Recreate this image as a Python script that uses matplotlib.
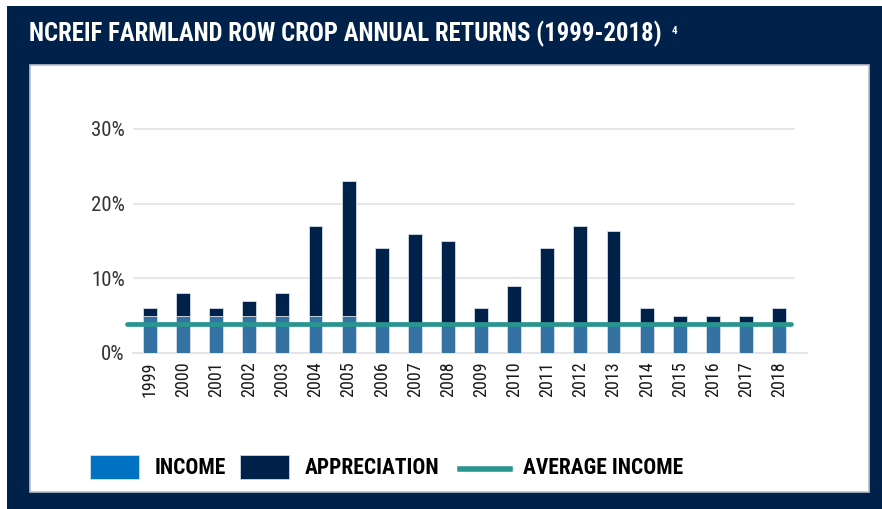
import matplotlib
matplotlib.use("Agg")
import matplotlib.pyplot as plt
from matplotlib.patches import Rectangle
from matplotlib.lines import Line2D
from matplotlib.ticker import FuncFormatter
import numpy as np

years = [str(y) for y in range(1999, 2019)]
income = [5, 5, 5, 5, 5, 5, 5, 4, 4, 4, 4, 4, 4, 4, 4, 4, 4, 4, 4, 4]
total = [6, 8, 6, 7, 8, 17, 23, 14, 16, 15, 6, 9, 14, 17, 16.3, 6, 5, 5, 5, 6]
appreciation = [t - i for t, i in zip(total, income)]
avg_income = 3.85
yticks = [0, 10, 20, 30]

NAVY = "#00214a"
BAR_INC = "#3472a3"
LEG_INC = "#0072c1"
TEAL = "#2a958f"
HEAD = ["Roboto Condensed", "DejaVu Sans"]
TICK = ["Roboto Condensed", "DejaVu Sans"]

W, H = 882, 509
fig = plt.figure(figsize=(W / 100, H / 100), dpi=100, facecolor="white")


def fx(px):
    return px / W


def fy(py):
    return 1 - py / H


# frame and white panel
fig.patches.append(Rectangle((fx(7), 0), 1, fy(6), transform=fig.transFigure,
                             facecolor=NAVY, edgecolor="none", zorder=-3))
fig.patches.append(Rectangle((fx(30), fy(492)), fx(869 - 30), (492 - 65) / H,
                             transform=fig.transFigure, facecolor="white",
                             edgecolor="#b8c0cc", linewidth=1.2, zorder=-2))

fig.text(fx(29), fy(33.5), "NCREIF FARMLAND ROW CROP ANNUAL RETURNS (1999-2018)",
         color="white", fontsize=17.8, fontweight="bold", family=HEAD,
         va="center", ha="left")
fig.text(fx(672), fy(31), "4", color="white", fontsize=8, fontweight="bold",
         family=HEAD, va="center", ha="left")

# axes: 0% at y=353, 30% at y=129
px_per_unit = (353 - 129) / 30
ytop = 30.6
ax = fig.add_axes([fx(133), fy(353), fx(795 - 133), ytop * px_per_unit / H])
ax.set_facecolor("none")
x = np.arange(len(years))
ax.set_xlim(-0.51, 19.48)
ax.set_ylim(0, ytop)

ax.bar(x, income, width=0.42, color=BAR_INC, edgecolor="#d5dde6", linewidth=0.6, zorder=3)
ax.bar(x, appreciation, bottom=income, width=0.42, color=NAVY, edgecolor="#d5dde6",
       linewidth=0.6, zorder=3)
ax.plot([-0.70, 19.36], [avg_income, avg_income], color=TEAL, lw=3.4,
        solid_capstyle="round", zorder=4, clip_on=False)

ax.set_yticks(yticks)
ax.yaxis.set_major_formatter(FuncFormatter(lambda v, p: f"{int(v)}%"))
ax.grid(axis="y", color="#e2e4e6", linewidth=1.3, zorder=0)
ax.plot([-0.51, 19.85], [0, 0], color="#e2e4e6", lw=1.3, clip_on=False, zorder=1)
ax.set_xticks(x)
ax.set_xticklabels(years, rotation=90, family=TICK, fontsize=13, color="#1a1a1a")
for lab in ax.get_yticklabels():
    lab.set_family(TICK)
    lab.set_fontsize(15)
    lab.set_color("#333333")
ax.tick_params(axis="both", length=0)
ax.tick_params(axis="y", pad=6)
ax.tick_params(axis="x", pad=6)
for s in ax.spines.values():
    s.set_visible(False)

# legend
leg_top, leg_bot = 455, 479
leg_fs = 15.5
fig.patches.append(Rectangle((fx(90), fy(leg_bot)), fx(49), (leg_bot - leg_top) / H,
                             transform=fig.transFigure, facecolor=LEG_INC,
                             edgecolor="#cfe0f0", linewidth=0.6, zorder=2))
fig.text(fx(155), fy(468), "INCOME", fontsize=leg_fs, fontweight="bold", family=HEAD,
         color="black", va="center", ha="left")
fig.patches.append(Rectangle((fx(240), fy(leg_bot)), fx(49), (leg_bot - leg_top) / H,
                             transform=fig.transFigure, facecolor=NAVY,
                             edgecolor="#cfd6de", linewidth=0.6, zorder=2))
fig.text(fx(305), fy(468), "APPRECIATION", fontsize=leg_fs, fontweight="bold", family=HEAD,
         color="black", va="center", ha="left")
fig.lines.append(Line2D([fx(460), fx(510)], [fy(469), fy(469)], transform=fig.transFigure,
                        color=TEAL, lw=4, zorder=2))
fig.text(fx(523), fy(468), "AVERAGE INCOME", fontsize=leg_fs, fontweight="bold", family=HEAD,
         color="black", va="center", ha="left")

fig.savefig("out.png", dpi=100, facecolor="white")
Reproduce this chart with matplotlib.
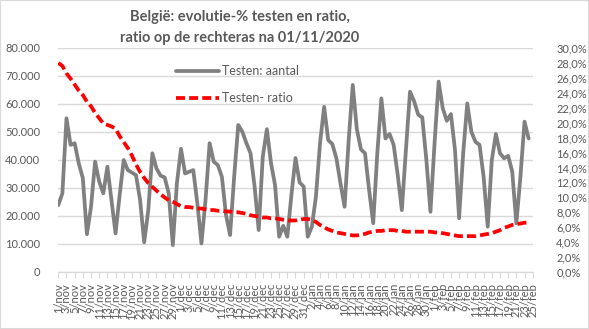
import numpy as np
import pandas as pd
import matplotlib
matplotlib.use('Agg')
import matplotlib.pyplot as plt
from matplotlib.patches import Rectangle
from matplotlib.ticker import FuncFormatter

plt.rcParams['font.family'] = ['Lato', 'DejaVu Sans']

# dagelijkse cijfers vanaf 1/11/2020
testen_aantal = [
    23900, 28100, 54900, 45400, 46000, 38800, 33500, 13500, 23300, 39400,
    32300, 28100, 37600, 25700, 13800, 27500, 40000, 36400, 35500, 34600,
    25700, 10600, 22100, 42400, 37000, 34400, 33800, 28100, 9600, 31700,
    44000, 35200, 35800, 36400, 24500, 10200, 25700, 46000, 39400, 38200,
    34000, 20400, 13200, 34000, 52500, 50100, 46000, 42400, 30500, 15000,
    41200, 51000, 39000, 31000, 12600, 16500, 12600, 27500, 40700, 32000,
    30500, 12600, 16200, 27000, 46000, 59000, 47100, 45700, 40600, 31700,
    23300, 47000, 66800, 51000, 43800, 42400, 29300, 17400, 42400, 62000,
    47700, 49300, 45400, 34600, 22100, 43600, 64400, 61000, 56200, 55200,
    40000, 21500, 46000, 68000, 58500, 54000, 56400, 43600, 19200, 42400,
    60200, 50100, 46500, 45400, 34000, 16200, 40000, 49300, 42400, 40600,
    41500, 35800, 17400, 34000, 53700, 47700,
]

# ratio in %
testen_ratio = [
    28.0, 27.6, 26.6, 25.9, 25.1, 24.3, 23.7, 22.8, 22.2, 21.3,
    20.6, 19.9, 19.7, 19.5, 19.2, 18.2, 17.4, 16.6, 15.6, 14.4,
    13.4, 12.6, 11.9, 11.4, 10.9, 10.4, 10.0, 9.6, 9.4, 9.1,
    8.8, 8.7, 8.7, 8.6, 8.5, 8.5, 8.4, 8.3, 8.3, 8.2,
    8.2, 8.1, 8.1, 8.0, 8.0, 7.9, 7.8, 7.6, 7.5, 7.4,
    7.3, 7.3, 7.2, 7.2, 7.1, 7.0, 6.9, 6.9, 6.9, 7.0,
    7.1, 7.1, 7.0, 6.7, 6.3, 6.0, 5.7, 5.5, 5.3, 5.2,
    5.1, 5.0, 4.9, 4.9, 5.0, 5.1, 5.3, 5.4, 5.5, 5.5,
    5.6, 5.6, 5.6, 5.5, 5.5, 5.4, 5.4, 5.4, 5.4, 5.4,
    5.4, 5.4, 5.3, 5.3, 5.2, 5.1, 5.0, 4.9, 4.8, 4.8,
    4.8, 4.8, 4.8, 4.9, 5.0, 5.1, 5.2, 5.4, 5.6, 5.9,
    6.1, 6.3, 6.4, 6.5, 6.6, 6.6,
]

maanden = {11: 'nov', 12: 'dec', 1: 'jan', 2: 'feb'}
dagen = pd.date_range('2020-11-01', periods=117)
tick_pos = list(range(0, len(dagen), 2))
tick_labels = [f'{dagen[i].day}/{maanden[dagen[i].month]}' for i in tick_pos]

grijs = '#595959'

fig = plt.figure(figsize=(5.89, 3.29), dpi=100)
W, H = 589, 329
ax = fig.add_axes([58.3 / W, 1 - 272 / H, (532.7 - 58.3) / W, 224 / H])

x = np.arange(len(testen_aantal))
l1, = ax.plot(x, testen_aantal, color='#808080', lw=2.7,
              solid_joinstyle='round', solid_capstyle='round', label='Testen: aantal')

ax2 = ax.twinx()
l2, = ax2.plot(x, testen_ratio, color='#ff0000', lw=2.7,
               linestyle=(0, (2.4, 1.1)), label='Testen- ratio')

ax.set_xlim(0, 116)
ax.set_ylim(0, 80000)
ax2.set_ylim(0, 30)
ax.set_yticks(range(0, 80001, 10000))
ax2.set_yticks(np.arange(0, 30.1, 2))
ax.yaxis.set_major_formatter(FuncFormatter(lambda v, p: f'{int(v):,}'.replace(',', '.')))
ax2.yaxis.set_major_formatter(FuncFormatter(lambda v, p: f'{v:.1f}'.replace('.', ',') + '%'))

ax.grid(axis='y', color='#d9d9d9', lw=1)
ax.set_axisbelow(True)
for a in (ax, ax2):
    for s in ('top', 'left', 'right'):
        a.spines[s].set_visible(False)
    a.spines['bottom'].set_color('#d9d9d9')

ax.tick_params(axis='y', length=0, pad=13, labelsize=8, labelcolor=grijs)
ax2.tick_params(axis='y', length=0, pad=17, labelsize=8, labelcolor=grijs)
ax.set_xticks(tick_pos)
ax.set_xticklabels(tick_labels, rotation=90)
ax.tick_params(axis='x', length=4, color='#d9d9d9', pad=4, labelsize=8, labelcolor=grijs)

fig.legend([l1, l2], ['Testen: aantal', 'Testen- ratio'], loc='upper left',
           bbox_to_anchor=(176 / W, 1 - 65 / H), frameon=False, fontsize=9,
           labelcolor=grijs, handlelength=3.4, handletextpad=0.3,
           labelspacing=1.2, borderpad=0, borderaxespad=0)

fig.text(240 / W, 1 - 17 / H, 'België: evolutie-% testen en ratio,', ha='center', va='center',
         fontsize=10.5, weight='bold', color=grijs)
fig.text(240 / W, 1 - 38 / H, 'ratio op de rechteras na 01/11/2020', ha='center', va='center',
         fontsize=10.5, weight='bold', color=grijs)

fig.patches.append(Rectangle((0, 0), 1, 1, transform=fig.transFigure, fill=False,
                             edgecolor='#d9d9d9', lw=1.5))

fig.savefig('out.png', dpi=100)
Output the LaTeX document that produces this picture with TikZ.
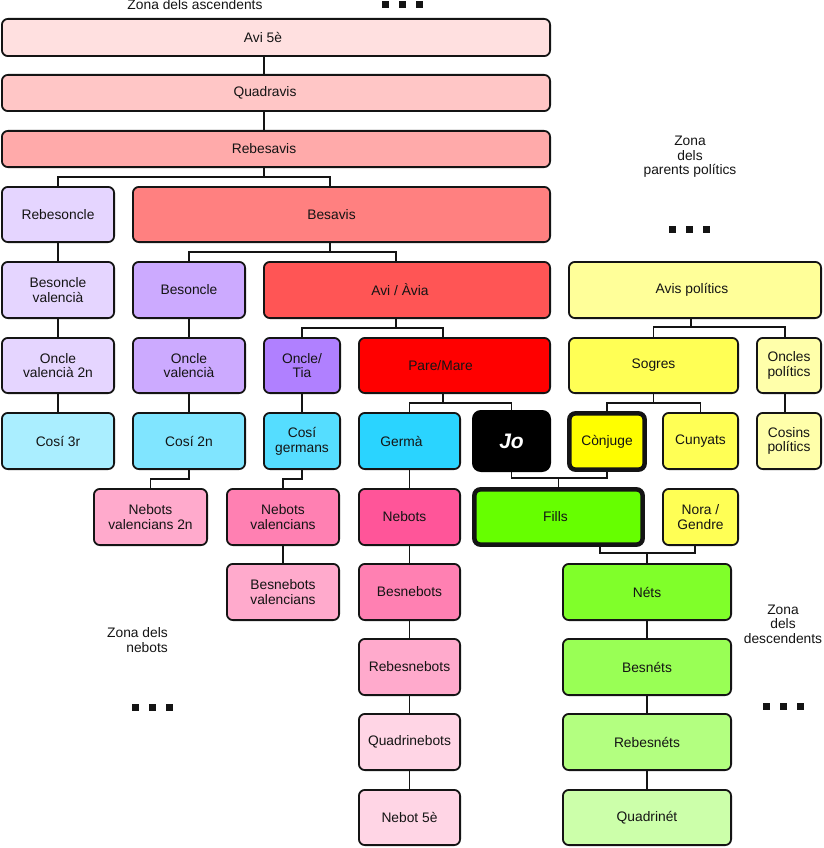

● ● ●

• [Task goal]:
Locate the word "that" in the data above. Copy every line carrying it.

• [Output]:
Recreate this image as a Python script that uses matplotlib.
Output the LaTeX document that produces this picture with TikZ.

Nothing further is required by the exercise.